*** INPUT ROWS ***
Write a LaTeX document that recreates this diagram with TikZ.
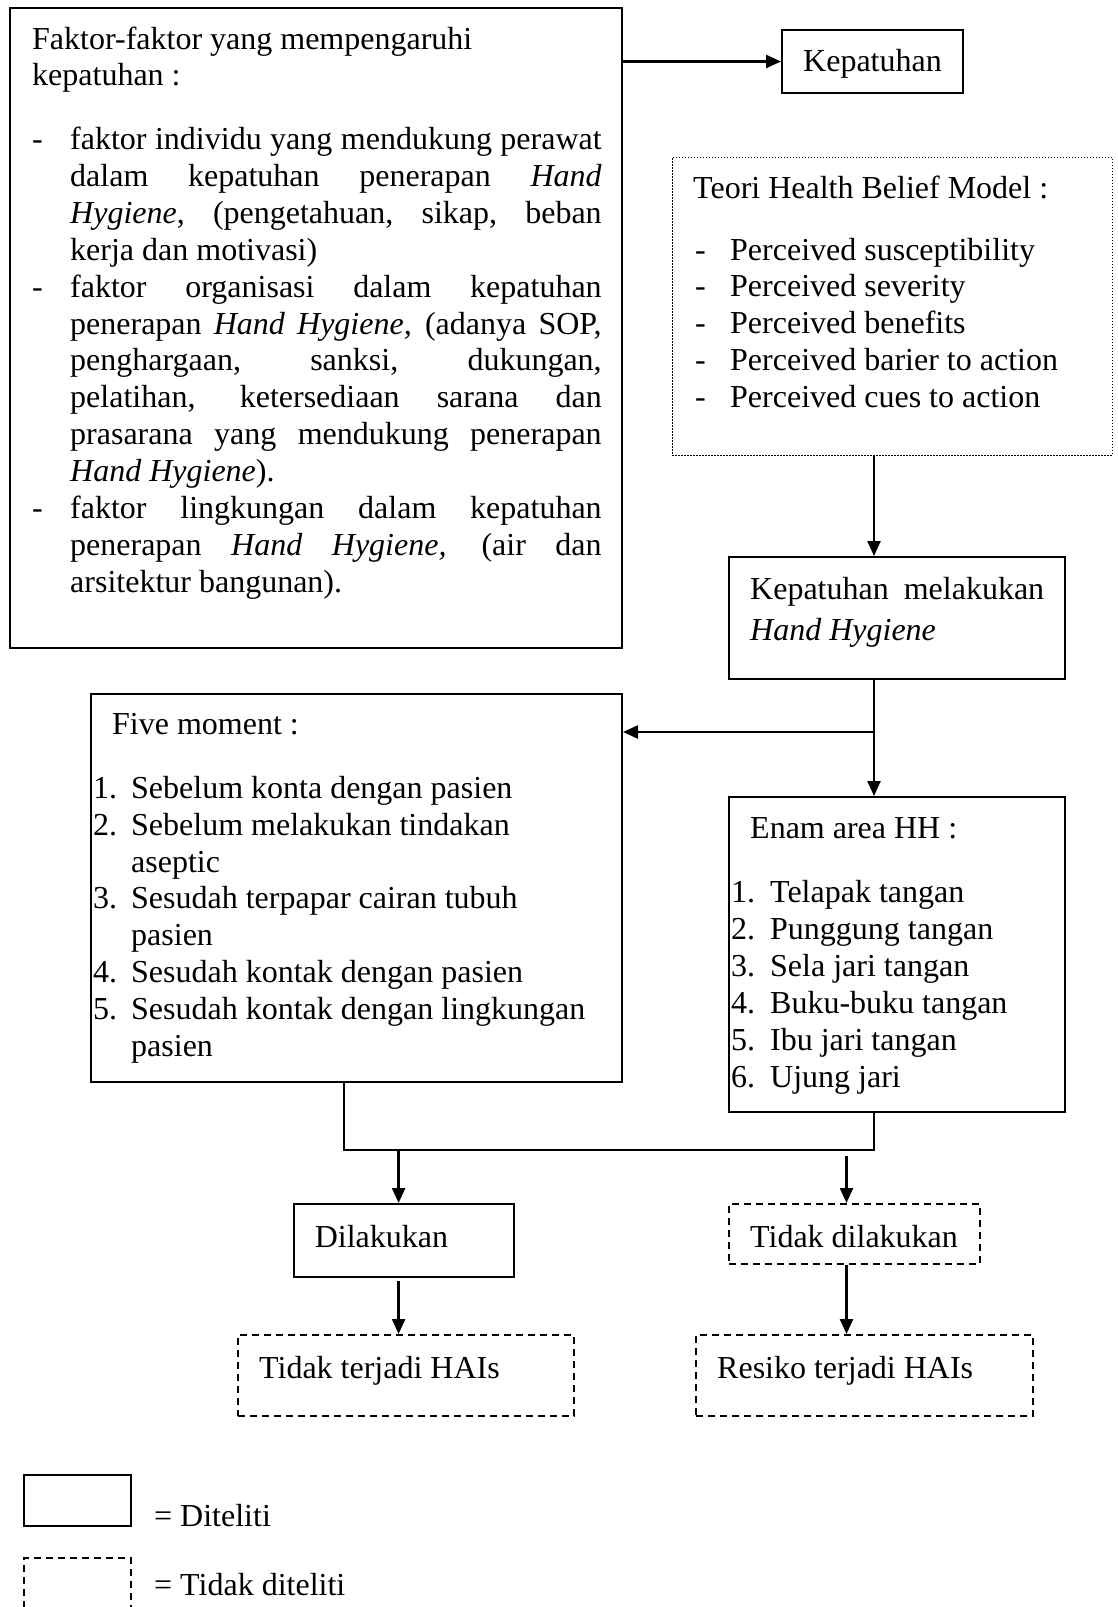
\documentclass[tikz,border=0pt]{standalone}
\usepackage{fontspec}
\setmainfont{Liberation Serif}
\usetikzlibrary{arrows.meta,fit}
\begin{document}
\begin{tikzpicture}[x=1pt,y=-1pt,
  every node/.style={font=\fontsize{32}{36.9}\selectfont},
  box/.style={draw, line width=2pt, inner sep=0pt},
  dbox/.style={draw, line width=2pt, dash pattern=on 7pt off 5pt, inner sep=0pt},
  dotbox/.style={draw, line width=1pt, dash pattern=on 1.5pt off 1.5pt, inner sep=0pt},
  txt/.style={anchor=base west, inner sep=0pt},
  arr/.style={line width=2.4pt, -{Triangle[length=15pt,width=13pt]}},
  conn/.style={line width=2.4pt}]
\useasboundingbox (0,0) rectangle (1117,1607);

% boxes
\node[box, fit={(10,8)(622,648)}] (b1) {};
\node[box, fit={(782,30)(963,93)}] (kep) {};
\node[dotbox, fit={(672,157)(1112,455)}] (hbm) {};
\node[box, fit={(729,557)(1065,679)}] (kmhh) {};
\node[box, fit={(91,694)(622,1082)}] (five) {};
\node[box, fit={(729,797)(1065,1112)}] (enam) {};
\node[box, fit={(294,1204)(514,1277)}] (dil) {};
\node[dbox, fit={(729,1204)(980,1264)}] (tdl) {};
\node[dbox, fit={(238,1335)(574,1416)}] (tth) {};
\node[dbox, fit={(696,1335)(1033,1416)}] (res) {};
\node[box, fit={(24,1475)(131,1526)}] (lg1) {};
\node[dbox, fit={(24,1558)(131,1625)}] (lg2) {};

% texts
\node[txt] (t1a) at (32,49) {\parbox[t]{580pt}{Faktor-faktor yang mempengaruhi\\kepatuhan :}};
\node[txt] (t1b) at (32,149.5) {\parbox[t]{580pt}{%
\makebox[38pt][l]{-}\makebox[531.5pt][s]{faktor individu yang mendukung perawat}\\
\hspace*{38pt}\makebox[531.5pt][s]{dalam kepatuhan penerapan \textit{Hand}}\\
\hspace*{38pt}\makebox[531.5pt][s]{\textit{Hygiene}, (pengetahuan, sikap, beban}\\
\hspace*{38pt}kerja dan motivasi)\\
\makebox[38pt][l]{-}\makebox[531.5pt][s]{faktor organisasi dalam kepatuhan}\\
\hspace*{38pt}\makebox[531.5pt][s]{penerapan \textit{Hand Hygiene,} (adanya SOP,}\\
\hspace*{38pt}\makebox[531.5pt][s]{penghargaan, sanksi, dukungan,}\\
\hspace*{38pt}\makebox[531.5pt][s]{pelatihan, ketersediaan sarana dan}\\
\hspace*{38pt}\makebox[531.5pt][s]{prasarana yang mendukung penerapan}\\
\hspace*{38pt}\textit{Hand Hygiene}).\\
\makebox[38pt][l]{-}\makebox[531.5pt][s]{faktor lingkungan dalam kepatuhan}\\
\hspace*{38pt}\makebox[531.5pt][s]{penerapan \textit{Hand Hygiene,} (air dan}\\
\hspace*{38pt}arsitektur bangunan).}};

\node[anchor=center, inner sep=0pt] (t0) at ([yshift=-2pt]kep.center) {Kepatuhan};

\node[txt] (t2a) at (693,198) {Teori Health Belief Model :};
\node[txt] (t2b) at (695,260) {\parbox[t]{400pt}{%
\makebox[35pt][l]{-}Perceived susceptibility\\
\makebox[35pt][l]{-}Perceived severity\\
\makebox[35pt][l]{-}Perceived benefits\\
\makebox[35pt][l]{-}Perceived barier to action\\
\makebox[35pt][l]{-}Perceived cues to action}};

\node[txt] (t3) at (750,599.5) {\parbox[t]{300pt}{\makebox[294pt][s]{Kepatuhan melakukan}\\[4pt]\textit{Hand Hygiene}}};

\node[txt] (t4a) at (112,734.7) {Five moment :};
\node[txt] (t4b) at (93,798.2) {\parbox[t]{525pt}{%
\makebox[38pt][l]{1.}Sebelum konta dengan pasien\\
\makebox[38pt][l]{2.}Sebelum melakukan tindakan\\
\hspace*{38pt}aseptic\\
\makebox[38pt][l]{3.}Sesudah terpapar cairan tubuh\\
\hspace*{38pt}pasien\\
\makebox[38pt][l]{4.}Sesudah kontak dengan pasien\\
\makebox[38pt][l]{5.}Sesudah kontak dengan lingkungan\\
\hspace*{38pt}pasien}};

\node[txt] (t5a) at (750,838) {Enam area HH :};
\node[txt] (t5b) at (731,902.8) {\parbox[t]{330pt}{%
\makebox[39pt][l]{1.}Telapak tangan\\
\makebox[39pt][l]{2.}Punggung tangan\\
\makebox[39pt][l]{3.}Sela jari tangan\\
\makebox[39pt][l]{4.}Buku-buku tangan\\
\makebox[39pt][l]{5.}Ibu jari tangan\\
\makebox[39pt][l]{6.}Ujung jari}};

\node[txt] (t6) at (314.6,1247) {Dilakukan};
\node[txt] (t7) at (750,1247) {Tidak dilakukan};
\node[txt] (t8) at (259,1378) {Tidak terjadi HAIs};
\node[txt] (t9) at (717,1378) {Resiko terjadi HAIs};
\node[txt] (t10) at (154,1526) {= Diteliti};
\node[txt] (t11) at (154,1595.5) {= Tidak diteliti};

% connectors
\coordinate (c1) at (874,0);
\coordinate (br) at (874,732);
\coordinate (m1) at (344,1150);
\coordinate (m2) at (874,1150);
\coordinate (d1) at (398.6,1150);
\coordinate (d2) at (846.5,1156);
\coordinate (d3) at (398.6,1281);

\draw[arr] (b1.east |- kep.west) -- (kep.west);
\draw[arr] (c1 |- hbm.south) -- (c1 |- kmhh.north);
\draw[arr] (c1 |- kmhh.south) -- (c1 |- enam.north);
\draw[arr] (br) -- (br -| five.east);
\draw[conn] (m1 |- five.south) -- (m1) -- (m2) -- (m2 |- enam.south);
\draw[arr] (d1) -- (d1 |- dil.north);
\draw[arr] (d2) -- (d2 |- tdl.north);
\draw[arr] (d3) -- (d3 |- tth.north);
\draw[arr] (d2 |- tdl.south) -- (d2 |- res.north);
\end{tikzpicture}
\end{document}
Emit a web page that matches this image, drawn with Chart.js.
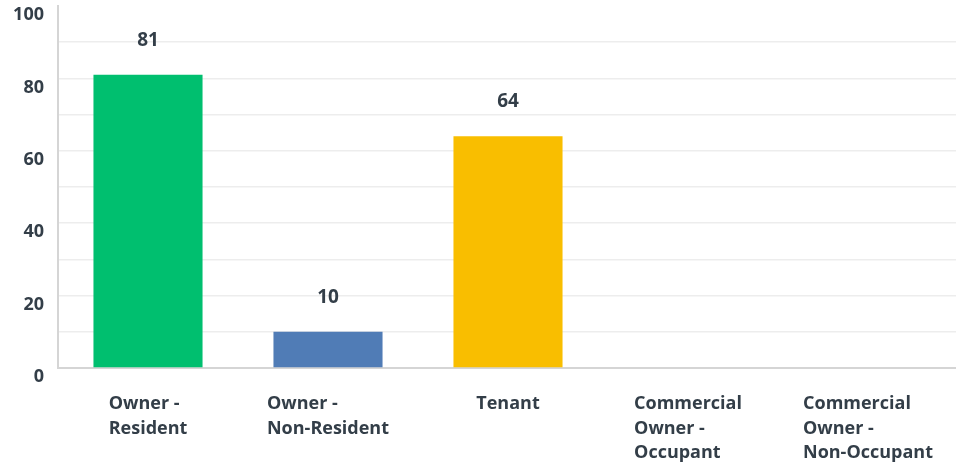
<!DOCTYPE html>
<html>
<head>
<meta charset="utf-8">
<script src="https://cdn.jsdelivr.net/npm/chart.js@4.4.1/dist/chart.umd.min.js"></script>
<style>
  html, body { margin: 0; padding: 0; background: #fff; overflow: hidden; }
  #wrap { position: relative; width: 958px; height: 466px; }
</style>
</head>
<body>
<div id="wrap"><canvas id="respondents"></canvas></div>
<script>
// Respondent type breakdown
const categories = [
  ['Owner -', 'Resident'],
  ['Owner -', 'Non-Resident'],
  ['Tenant'],
  ['Commercial', 'Owner -', 'Occupant'],
  ['Commercial', 'Owner -', 'Non-Occupant']
];
const responses = [81, 10, 64, 0, 0];
const barColors = ['#00BF6F', '#507CB6', '#F9BE00', '#6BC8CD', '#F05B24'];
const yLabels = [0, 20, 40, 60, 80, 100];

const textColor = '#333E48';
const fontFamily = "'Open Sans', 'Noto Sans', sans-serif";

// value above each bar
const valueLabels = {
  id: 'valueLabels',
  afterDatasetsDraw(chart) {
    const ctx = chart.ctx;
    const meta = chart.getDatasetMeta(0);
    ctx.save();
    ctx.fillStyle = textColor;
    ctx.font = `bold 19px ${fontFamily}`;
    ctx.textAlign = 'center';
    ctx.textBaseline = 'alphabetic';
    meta.data.forEach((bar, i) => {
      if (!responses[i]) return;
      ctx.fillText(String(responses[i]), bar.x, bar.y - 29);
    });
    ctx.restore();
  }
};

// category labels: block centred on the tick, lines left aligned
const categoryLabels = {
  id: 'categoryLabels',
  afterDraw(chart) {
    const ctx = chart.ctx;
    const xScale = chart.scales.x;
    const base = chart.chartArea.bottom;
    ctx.save();
    ctx.fillStyle = textColor;
    ctx.font = `bold 18px ${fontFamily}`;
    ctx.textAlign = 'left';
    ctx.textBaseline = 'alphabetic';
    categories.forEach((lines, i) => {
      const cx = xScale.getPixelForValue(i);
      const w = Math.max(...lines.map(l => ctx.measureText(l).width));
      const left = cx - w / 2;
      lines.forEach((l, j) => ctx.fillText(l, left, base + 41 + j * 24.5));
    });
    ctx.restore();
  }
};

new Chart(document.getElementById('respondents'), {
  type: 'bar',
  data: {
    labels: categories.map(c => c.join(' ')),
    datasets: [{
      data: responses,
      backgroundColor: barColors,
      barPercentage: 0.606,
      categoryPercentage: 1,
      borderWidth: 0
    }]
  },
  options: {
    responsive: true,
    maintainAspectRatio: false,
    animation: false,
    layout: { padding: { top: 6, left: 0, right: 0, bottom: 0 } },
    plugins: { legend: { display: false }, tooltip: { enabled: false } },
    scales: {
      x: {
        grid: { display: false, drawTicks: false },
        border: { color: '#D5D5D5', width: 2 },
        ticks: { display: false },
        afterFit(scale) { scale.height = 98; }
      },
      y: {
        min: 0,
        max: 100,
        afterFit(scale) {
          scale.width = 58;
          scale.paddingTop = 0;
          scale.paddingBottom = 0;
        },
        border: { color: '#D5D5D5', width: 2 },
        grid: {
          drawTicks: false,
          lineWidth: 1.5,
          color: c => (c.tick && c.tick.value === 100) ? 'rgba(0,0,0,0)' : '#EDEDED'
        },
        ticks: {
          stepSize: 10,
          padding: 14,
          labelOffset: 9,
          color: textColor,
          font: { family: fontFamily, size: 18, weight: 'bold' },
          callback: v => yLabels.includes(v) ? String(v) : ''
        }
      }
    }
  },
  plugins: [valueLabels, categoryLabels]
});
</script>
</body>
</html>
***
Pick each line holding the word "this" out of the listing.

Write a LaTeX document that recreates this diagram with TikZ.
Emit a web page that matches this image, drawn with Chart.js.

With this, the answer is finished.